Spend the rest of the afternoon at the beach, and come prepared. Nice’s beaches are stone, not sand, and bare feet on hot pebbles is a mistake you only make once. Water shoes fix the problem entirely and cost almost nothing to pack.
Evening
Save your last dinner for something a little more memorable, ideally in Vieux Nice again, and take one more slow lap of the Promenade afterward. Two days doesn’t leave room for a day trip to Villefranche or Èze, but it’s worth knowing they’re both a short train ride away for next time; Villefranche is barely seven minutes out and costs a couple of euros.
Transportation
Nice Côte d’Azur Airport (NCE) connects to the city center via Tram Line 2, which is cheaper, faster in traffic, and generally less stressful than a taxi. Within the city, Lignes d’Azur runs the trams and buses; a single ticket is 1.70 EUR and covers transfers within 74 minutes going the same direction, or grab a 7 EUR day pass if you’re moving around a lot. The old town, Promenade, and Jean-Médecin shopping district are all walkable without transit at all.
Tips and Essentials
- Watch your belongings closely at the Grand Arenas tram stop near the airport, in crowded old town alleys, along the Promenade, and around the market. These four spots see the most pickpocket activity in the city.

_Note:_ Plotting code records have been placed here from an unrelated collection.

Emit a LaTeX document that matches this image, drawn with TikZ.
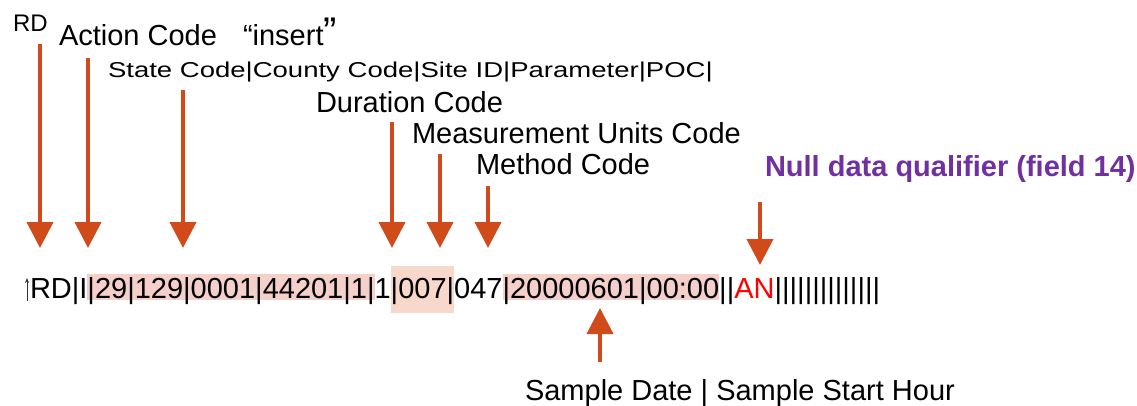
\documentclass[tikz,border=0pt]{standalone}
\usepackage{fontspec}
\setmainfont{Liberation Sans}
\usetikzlibrary{arrows.meta}
\definecolor{arrowc}{RGB}{208,74,26}
\definecolor{pinkc}{RGB}{245,207,202}
\definecolor{peachc}{RGB}{248,216,202}
\definecolor{purplec}{RGB}{112,48,160}
\definecolor{anred}{RGB}{255,0,0}
\begin{document}
\begin{tikzpicture}[x=1pt,y=-1pt,
  lbl/.style={anchor=base west,inner sep=0pt,outer sep=0pt},
  big/.style={font=\fontsize{29}{34}\selectfont},
  seg/.style={lbl,big},
  hl/.style={fill=pinkc,text height=24pt,text depth=2pt},
  ptr/.style={draw=arrowc,line width=4pt,-{Triangle[width=26pt,length=26pt]}},
]
\useasboundingbox (0,0) rectangle (1137,405);

% data line
\node[seg] (d1) at (30,298) {RD|I};
\node[seg,hl] (d2) at (d1.base east) {|29|129|0001|44201|1|};
\node[seg] (d3) at (d2.base east) {1};
\node[seg,fill=peachc,text height=32pt,text depth=15pt] (d4) at (d3.base east) {|007|};
\node[seg] (d5) at (d4.base east) {047};
\node[seg,hl] (d6) at (d5.base east) {|20000601|00:00};
\node[seg] (d7) at (d6.base east) {||};
\node[seg,text=anred] (d8) at (d7.base east) {AN};
\node[seg] (d9) at (d8.base east) {||||||||||||||};

% small cursor arrow
\coordinate (c1) at (27,301);
\coordinate (c2) at (27,278);
\draw[black!80,line width=0.8pt,-{Stealth[length=5pt,width=4pt]}] (c1) -- (c2);

% labels
\node[lbl,font=\fontsize{24}{28}\selectfont] (lRD) at (13,31) {RD};
\node[lbl,big] (lAct) at (59,45) {Action Code};
\node[lbl,big] (lIns) at (243,45) {“insert};
\node[lbl,font=\fontsize{40}{46}\selectfont] (lq) at (lIns.base east) {”};
\node[lbl,font=\fontsize{21.5}{25}\selectfont] (lState) at (108,77) {\scalebox{1.28}[1]{State Code|County Code|Site ID|Parameter|POC|}};
\node[lbl,big] (lDur) at (316,112) {Duration Code};
\node[lbl,big] (lMeas) at (412,143) {Measurement Units Code};
\node[lbl,big] (lMeth) at (476,174) {Method Code};
\node[lbl,font=\fontsize{29}{34}\selectfont\bfseries,text=purplec] (lNull) at (765,176) {Null data qualifier (field 14)};
\node[lbl,big] (lSample) at (525,400) {Sample Date | Sample Start Hour};

% arrows
\coordinate (sRD) at (40,44);   \coordinate (eRD) at (40,248);
\coordinate (sAc) at (88,58);   \coordinate (eAc) at (88,248);
\coordinate (sSt) at (183,90);  \coordinate (eSt) at (183,248);
\coordinate (sDu) at (392,122); \coordinate (eDu) at (392,248);
\coordinate (sMe) at (440,154); \coordinate (eMe) at (440,248);
\coordinate (sMt) at (488,186); \coordinate (eMt) at (488,248);
\coordinate (sNu) at (760,202); \coordinate (eNu) at (760,265);
\coordinate (sSa) at (600,362); \coordinate (eSa) at (600,308);
\draw[ptr] (sRD) -- (eRD);
\draw[ptr] (sAc) -- (eAc);
\draw[ptr] (sSt) -- (eSt);
\draw[ptr] (sDu) -- (eDu);
\draw[ptr] (sMe) -- (eMe);
\draw[ptr] (sMt) -- (eMt);
\draw[ptr] (sNu) -- (eNu);
\draw[ptr] (sSa) -- (eSa);
\end{tikzpicture}
\end{document}
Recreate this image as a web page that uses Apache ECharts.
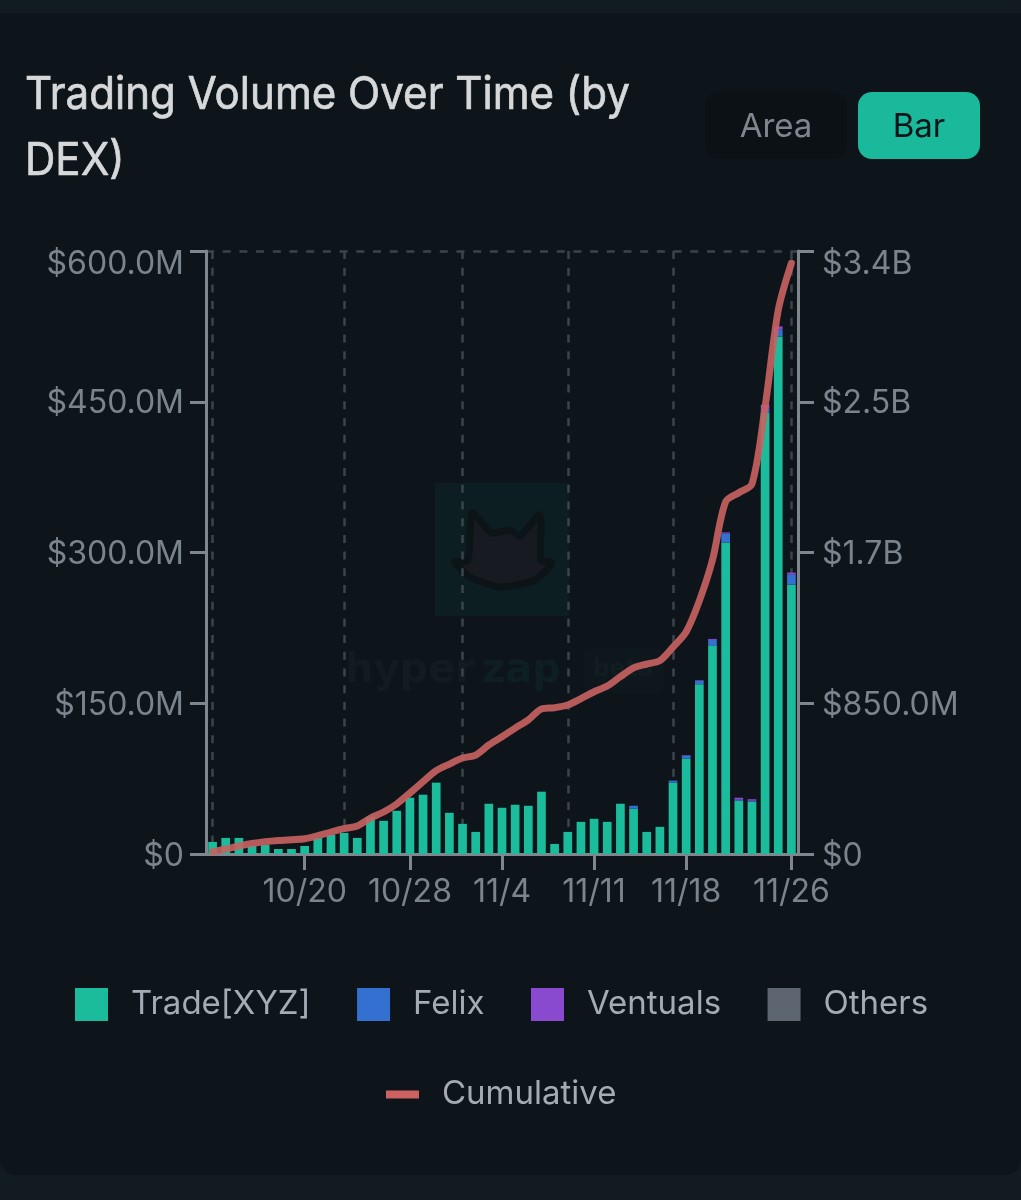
<!DOCTYPE html>
<html>
<head>
<meta charset="utf-8">
<title>Trading Volume Over Time (by DEX)</title>
<script src="https://cdn.jsdelivr.net/npm/echarts@6/dist/echarts.min.js"></script>
<style>
html, body { margin: 0; padding: 0; background: #111b20; }
#chart { width: 1021px; height: 1200px; }
</style>
</head>
<body>
<div id="chart"></div>
<script>
const categories = ['10/13','10/14','10/15','10/16','10/17','10/18','10/19','10/20','10/21','10/22','10/23','10/24','10/25','10/26','10/27','10/28','10/29','10/30','10/31','11/1','11/2','11/3','11/4','11/5','11/6','11/7','11/8','11/9','11/10','11/11','11/12','11/13','11/14','11/15','11/16','11/17','11/18','11/19','11/20','11/21','11/22','11/23','11/24','11/25','11/26'];

// values in $M
const tradeXyz = [12,16,16,8,9,5,5,8,16,19,21,16,37,33,43,56,59,71,41,30,22,50,46,49,48,62,10,22,32,35,32,50,45,22,27,71,95,169,207,310,53,52,439,515,268];
const felix = [0,0,0,0,0,0,0,0,0,0,0,0,0,0,0,0,0,0,0,0,0,0,0,0,0,0,0,0,0,0,0,0,3,0,0,2,3,3.5,6,9,1,1,4,7,10];
const ventuals = [0,0,0,0,0,0,0,0,0,0,0,0,0,0,0,0,0,0,0,0,0,0,0,0,0,0,0,0,0,0,0,0,0,0,0,0,0.5,0.5,1,1,2,1.5,4,3,2];
const others = [0,0,0,0,0,0,0,0,0,0,0,0,0,0,0,0,0,0,0,0,0,0,0,0,0,0,0,0,0,0,0,0,0,0,0,0,0,0,0,0,0,0,0,0,0];
const cumulative = [12,28,45,59,69,76,81,86,103,124,143,158,203,237,282,344,408,470,507,541,558,615,661,710,756,818,825,840,876,915,947,1000,1049,1071,1090,1167,1253,1427,1658,1986,2037,2086,2522,3067,3332];

const xTickDates = ['10/20','10/28','11/4','11/11','11/18','11/26'];
const gridLineDates = ['10/13','10/23','11/1','11/9','11/17','11/26'];
const leftTicks = {0:'$0',150:'$150.0M',300:'$300.0M',450:'$450.0M',600:'$600.0M'};
const rightTicks = {0:'$0',850:'$850.0M',1700:'$1.7B',2550:'$2.5B',3400:'$3.4B'};

const FONT = 'Inter';
const AXIS_GREY = '#7f868d';
const LABEL_GREY = '#7b848b';
const DASH_GREY = '#3a444b';

let chart = echarts.init(document.getElementById('chart'), null, {renderer: 'canvas'});

function barSeries(name, data, color) {
    return {name: name, type: 'bar', stack: 'dex', data: data, barWidth: 8.7, itemStyle: {color: color}};
}

function yAxisStyle(ticks, top, margin, extra) {
    return Object.assign({
        type: 'value',
        min: 0,
        axisLine: {show: true, lineStyle: {color: AXIS_GREY, width: 3}},
        axisTick: {show: true, length: 16, lineStyle: {color: AXIS_GREY, width: 3}},
        axisLabel: {
            color: LABEL_GREY,
            fontFamily: FONT,
            fontSize: 32,
            margin: margin,
            verticalAlign: 'top',
            lineHeight: 4,
            // the top label sits under its tick, the others on it
            formatter: v => v === top ? '{top|' + ticks[v] + '}' : ticks[v],
            rich: {top: {lineHeight: 26, fontFamily: FONT, fontSize: 32, color: LABEL_GREY}}
        }
    }, extra);
}

let option = {
    backgroundColor: '#111b20',
    animation: false,
    grid: {left: 206, right: 223, top: 251, height: 603, containLabel: false},
    legend: [
        {
            data: ['Trade[XYZ]', 'Felix', 'Ventuals', 'Others'],
            left: 75,
            top: 988,
            padding: 0,
            itemWidth: 33,
            itemHeight: 33,
            itemGap: 46.5,
            icon: 'rect',
            selectedMode: false,
            textStyle: {color: '#a4abb2', fontFamily: FONT, fontSize: 33, padding: [8, 0, 0, 18]}
        },
        {
            data: ['Cumulative'],
            left: 386,
            top: 1078,
            padding: 0,
            itemWidth: 33,
            itemHeight: 8,
            icon: 'rect',
            selectedMode: false,
            itemStyle: {color: '#cd6161'},
            textStyle: {color: '#a4abb2', fontFamily: FONT, fontSize: 33, padding: [8, 0, 0, 18]}
        }
    ],
    xAxis: {
        type: 'category',
        data: categories,
        boundaryGap: true,
        axisLine: {show: true, lineStyle: {color: AXIS_GREY, width: 3}},
        axisTick: {
            show: true,
            alignWithLabel: true,
            length: 16,
            interval: (i, v) => xTickDates.includes(v),
            lineStyle: {color: AXIS_GREY, width: 3}
        },
        axisLabel: {
            color: LABEL_GREY,
            fontFamily: FONT,
            fontSize: 32,
            margin: 22,
            hideOverlap: false,
            interval: (i, v) => xTickDates.includes(v)
        },
        splitLine: {
            show: true,
            alignWithLabel: true,
            interval: (i, v) => gridLineDates.includes(v),
            lineStyle: {color: DASH_GREY, width: 2.5, type: [8, 8.7]}
        }
    },
    yAxis: [
        yAxisStyle(leftTicks, 600, 22, {
            max: 600,
            interval: 150,
            position: 'left',
            // only the top line of the grid is drawn
            splitLine: {show: true, lineStyle: {color: ['transparent', 'transparent', 'transparent', 'transparent', DASH_GREY], width: 2.5, type: [8, 8.7]}}
        }),
        yAxisStyle(rightTicks, 3400, 24, {
            max: 3400,
            interval: 850,
            position: 'right',
            splitLine: {show: false}
        })
    ],
    series: [
        barSeries('Trade[XYZ]', tradeXyz, '#1abc9c'),
        barSeries('Felix', felix, '#3370d0'),
        barSeries('Ventuals', ventuals, '#8a4ad0'),
        barSeries('Others', others, '#5d6570'),
        {
            name: 'Cumulative',
            type: 'line',
            yAxisIndex: 1,
            data: cumulative,
            smooth: 0.3,
            showSymbol: false,
            symbol: 'none',
            z: 5,
            itemStyle: {color: '#cd6161'},
            lineStyle: {color: '#c96262', width: 7, opacity: 0.9, cap: 'round'}
        }
    ],
    graphic: [
        // card behind everything
        {type: 'rect', z: -100, shape: {x: 0, y: 13, width: 1021, height: 1162, r: [0, 0, 16, 16]}, style: {fill: '#0d151b'}, silent: true},
        // title
        {type: 'text', z: 10, x: 25, y: 73, scaleX: 0.935, style: {text: 'Trading Volume Over Time (by', fill: '#d6d8d9', stroke: '#d6d8d9', lineWidth: 0.7, font: '45px Inter'}},
        {type: 'text', z: 10, x: 25, y: 139, scaleX: 0.935, style: {text: 'DEX)', fill: '#d6d8d9', stroke: '#d6d8d9', lineWidth: 0.7, font: '45px Inter'}},
        // buttons
        {type: 'rect', z: 10, shape: {x: 705, y: 92, width: 142, height: 67, r: 14}, style: {fill: '#0b1115'}},
        {type: 'text', z: 11, x: 776, y: 127, style: {text: 'Area', fill: '#80868e', font: '33px Inter', align: 'center', verticalAlign: 'middle'}},
        {type: 'rect', z: 10, shape: {x: 858, y: 92, width: 122, height: 67, r: 14}, style: {fill: '#1ab99c'}},
        {type: 'text', z: 11, x: 919, y: 127, style: {text: 'Bar', fill: '#0a1419', font: '33px Inter', align: 'center', verticalAlign: 'middle'}},
        // watermark
        {type: 'rect', z: -50, shape: {x: 435, y: 483, width: 134, height: 133}, style: {fill: '#0c1e21'}},
        {type: 'polygon', z: -49, shape: {smooth: 0.2, points: [[472,513],[492,533],[510,530],[520,536],[540,515],[541,560],[552,563],[535,580],[500,587],[470,577],[455,562],[468,560]]}, style: {fill: '#171b21', stroke: '#0c1418', lineWidth: 7, lineJoin: 'round'}},
        {type: 'text', z: -49, x: 345, y: 672, style: {text: 'hyper', fill: '#131b21', font: 'bold 40px "DejaVu Sans"', verticalAlign: 'middle'}},
        {type: 'text', z: -49, x: 482, y: 672, style: {text: 'zap', fill: '#0e1f23', font: 'bold 40px "DejaVu Sans"', verticalAlign: 'middle'}},
        {type: 'rect', z: -49, shape: {x: 583, y: 648, width: 81, height: 45, r: 8}, style: {fill: '#0e171c'}},
        {type: 'text', z: -48, x: 623, y: 670, style: {text: 'beta', fill: '#111d20', font: 'bold 24px "DejaVu Sans"', align: 'center', verticalAlign: 'middle'}}
    ]
};

chart.setOption(option);
</script>
</body>
</html>
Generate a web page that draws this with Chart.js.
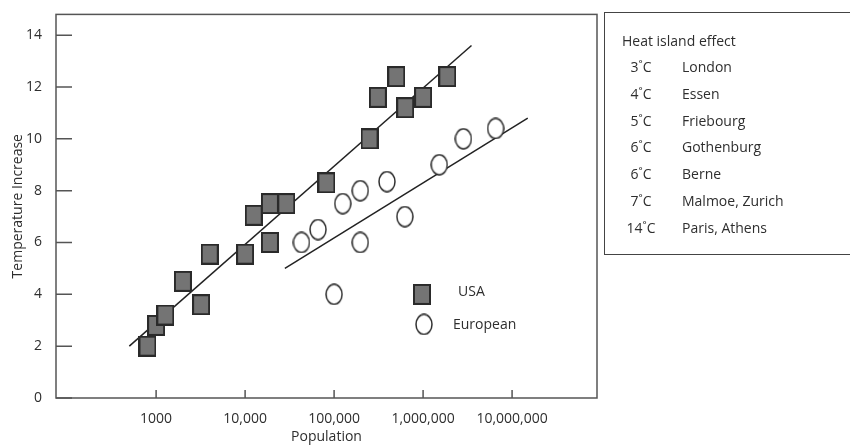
<!DOCTYPE html>
<html>
<head>
<meta charset="utf-8">
<script src="https://cdn.jsdelivr.net/npm/chart.js@4"></script>
<style>
  body { margin: 0; background: #fff; }
  #wrap { position: relative; width: 850px; height: 445px; overflow: hidden; }
  #panel {
    position: absolute; left: 604px; top: 12px; width: 260px; height: 241px;
    border: 1.5px solid #444; font-family: 'Open Sans', sans-serif; font-size: 14px; color: #2e2e2e;
  }
  #panel .title { position: absolute; left: 17px; top: 18px; }
  #panel .row { position: absolute; left: 0; height: 20px; line-height: 20px; }
  #panel .temp { position: absolute; left: 14px; width: 44px; text-align: center; }
  #panel .city { position: absolute; left: 77px; white-space: nowrap; }
</style>
</head>
<body>
<div id="wrap">
  <canvas id="chart" width="850" height="445"></canvas>
  <div id="panel"><div class="title">Heat island effect</div></div>
</div>
<script>
// USA cities: population vs temperature increase
const usaPop = [800, 1000, 1270, 2000, 3200, 4000, 10000, 12500, 19000, 19000, 29000, 82000, 250000, 310000, 500000, 630000, 1000000, 1870000];
const usaTemp = [2.0, 2.8, 3.2, 4.5, 3.6, 5.55, 5.55, 7.05, 7.5, 6.0, 7.5, 8.3, 10.0, 11.6, 12.4, 11.2, 11.6, 12.4];

// European cities
const euPop = [43000, 66000, 125000, 197000, 197000, 100000, 393000, 624000, 1520000, 2840000, 6530000];
const euTemp = [6.0, 6.5, 7.5, 8.0, 6.0, 4.0, 8.35, 7.0, 9.0, 10.0, 10.4];

// fitted lines (end points)
const usaFitPop = [500, 3500000];
const usaFitTemp = [2.0, 13.6];
const euFitPop = [28000, 15000000];
const euFitTemp = [5.0, 10.8];

// axis ticks
const xTicks = [1000, 10000, 100000, 1000000, 10000000];
const xTickLabels = ['1000', '10,000', '100,000', '1,000,000', '10,000,000'];
const yTicks = [0, 2, 4, 6, 8, 10, 12, 14];

// heat island side table
const heatTemps = ['3˚C', '4˚C', '5˚C', '6˚C', '6˚C', '7˚C', '14˚C'];
const heatCities = ['London', 'Essen', 'Friebourg', 'Gothenburg', 'Berne', 'Malmoe, Zurich', 'Paris, Athens'];

const panel = document.getElementById('panel');
heatTemps.forEach((t, i) => {
  const row = document.createElement('div');
  row.className = 'row';
  row.style.top = (44 + i * 26.8) + 'px';
  row.innerHTML = '<span class="temp">' + t + '</span><span class="city">' + heatCities[i] + '</span>';
  panel.appendChild(row);
});

function squareMark() {
  const c = document.createElement('canvas');
  c.width = 18; c.height = 21;
  const g = c.getContext('2d');
  g.fillStyle = '#747474';
  g.fillRect(1, 1, 16, 19);
  g.strokeStyle = '#2a2a2a';
  g.lineWidth = 2;
  g.strokeRect(1, 1, 16, 19);
  return c;
}

function ovalMark() {
  const c = document.createElement('canvas');
  c.width = 18; c.height = 22;
  const g = c.getContext('2d');
  g.beginPath();
  g.ellipse(9, 11, 8, 10, 0, 0, Math.PI * 2);
  g.fillStyle = '#fff';
  g.fill();
  g.strokeStyle = '#2e2e2e';
  g.lineWidth = 1.5;
  g.stroke();
  return c;
}

const sq = squareMark();
const ov = ovalMark();

const toPoints = (xs, ys) => xs.map((x, i) => ({ x: x, y: ys[i] }));

// box round the plot, inward tick marks and the inset legend
const framePlugin = {
  id: 'frame',
  beforeDatasetsDraw(chart) {
    const { ctx, chartArea: a, scales } = chart;
    ctx.save();
    ctx.strokeStyle = '#555';
    ctx.lineWidth = 1.5;
    ctx.strokeRect(a.left, a.top, a.right - a.left, a.bottom - a.top);
    ctx.beginPath();
    scales.y.ticks.forEach(t => {
      const y = scales.y.getPixelForValue(t.value);
      ctx.moveTo(a.left, y);
      ctx.lineTo(a.left + 16, y);
    });
    scales.x.ticks.forEach(t => {
      const x = scales.x.getPixelForValue(t.value);
      ctx.moveTo(x, a.bottom);
      ctx.lineTo(x, a.bottom - 8);
    });
    ctx.stroke();
    ctx.restore();
  },
  afterDraw(chart) {
    const { ctx, chartArea: a } = chart;
    ctx.save();
    const lx = a.left + 366, ly = a.top + 280;
    ctx.drawImage(sq, lx - 9, ly - 10.5);
    ctx.drawImage(ov, lx + 2 - 9, ly + 30 - 11);
    ctx.fillStyle = '#2e2e2e';
    ctx.font = "14px 'Open Sans', sans-serif";
    ctx.textBaseline = 'middle';
    ctx.fillText('USA', lx + 36, ly - 2);
    ctx.fillText('European', lx + 31, ly + 31);
    ctx.restore();
  }
};

Chart.defaults.font.family = "'Open Sans', sans-serif";
Chart.defaults.font.size = 14;
Chart.defaults.color = '#2e2e2e';

new Chart(document.getElementById('chart'), {
  type: 'scatter',
  data: {
    datasets: [
      {
        label: 'USA',
        data: toPoints(usaPop, usaTemp),
        pointStyle: sq,
        pointRadius: 10
      },
      {
        label: 'European',
        data: toPoints(euPop, euTemp),
        pointStyle: ov,
        pointRadius: 10
      },
      {
        label: 'USA fit',
        data: toPoints(usaFitPop, usaFitTemp),
        showLine: true,
        borderColor: '#222',
        borderWidth: 1.5,
        pointRadius: 0
      },
      {
        label: 'European fit',
        data: toPoints(euFitPop, euFitTemp),
        showLine: true,
        borderColor: '#222',
        borderWidth: 1.5,
        pointRadius: 0
      }
    ]
  },
  options: {
    responsive: false,
    animation: false,
    layout: { padding: { top: 12, right: 253, left: 0, bottom: 0 } },
    plugins: {
      legend: { display: false },
      tooltip: { enabled: false }
    },
    scales: {
      x: {
        type: 'logarithmic',
        min: 75,
        max: 90000000,
        afterBuildTicks: (scale) => { scale.ticks = xTicks.map(v => ({ value: v })); },
        afterFit: (scale) => { scale.height = 47; },
        grid: { display: false },
        border: { display: false },
        ticks: {
          autoSkip: false,
          maxRotation: 0,
          padding: 5,
          callback: (value, index) => xTickLabels[index]
        },
        title: { display: true, text: 'Population', padding: { top: 0, bottom: 0 } }
      },
      y: {
        min: 0,
        max: 14.8,
        afterBuildTicks: (scale) => { scale.ticks = yTicks.map(v => ({ value: v })); },
        afterFit: (scale) => { scale.width = 56; },
        grid: { display: false },
        border: { display: false },
        ticks: { padding: 6 },
        title: { display: true, text: 'Temperature Increase', padding: { top: 10, bottom: 0 } }
      }
    }
  },
  plugins: [framePlugin]
});
</script>
</body>
</html>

- French is the official language, though most people in the tourist areas speak enough English to get by.
- May, June, September, and October offer the same sea and better prices than the July and August crush, if your dates are flexible for a future trip.
- Beach-club restaurants along the Promenade often skip posting a menu. Ask the price before you order, especially for drinks.
Where to Stay
Vieux Nice puts you inside walking distance of everything in this itinerary, though rooms can run small and noisy given the age of the buildings. Jean-Médecin, near the train station and tram lines, is a practical alternative with easier transit access if you’re arriving late or leaving early. Book ahead regardless of season; two-day trips tend to get planned last-minute, and so does everyone else’s.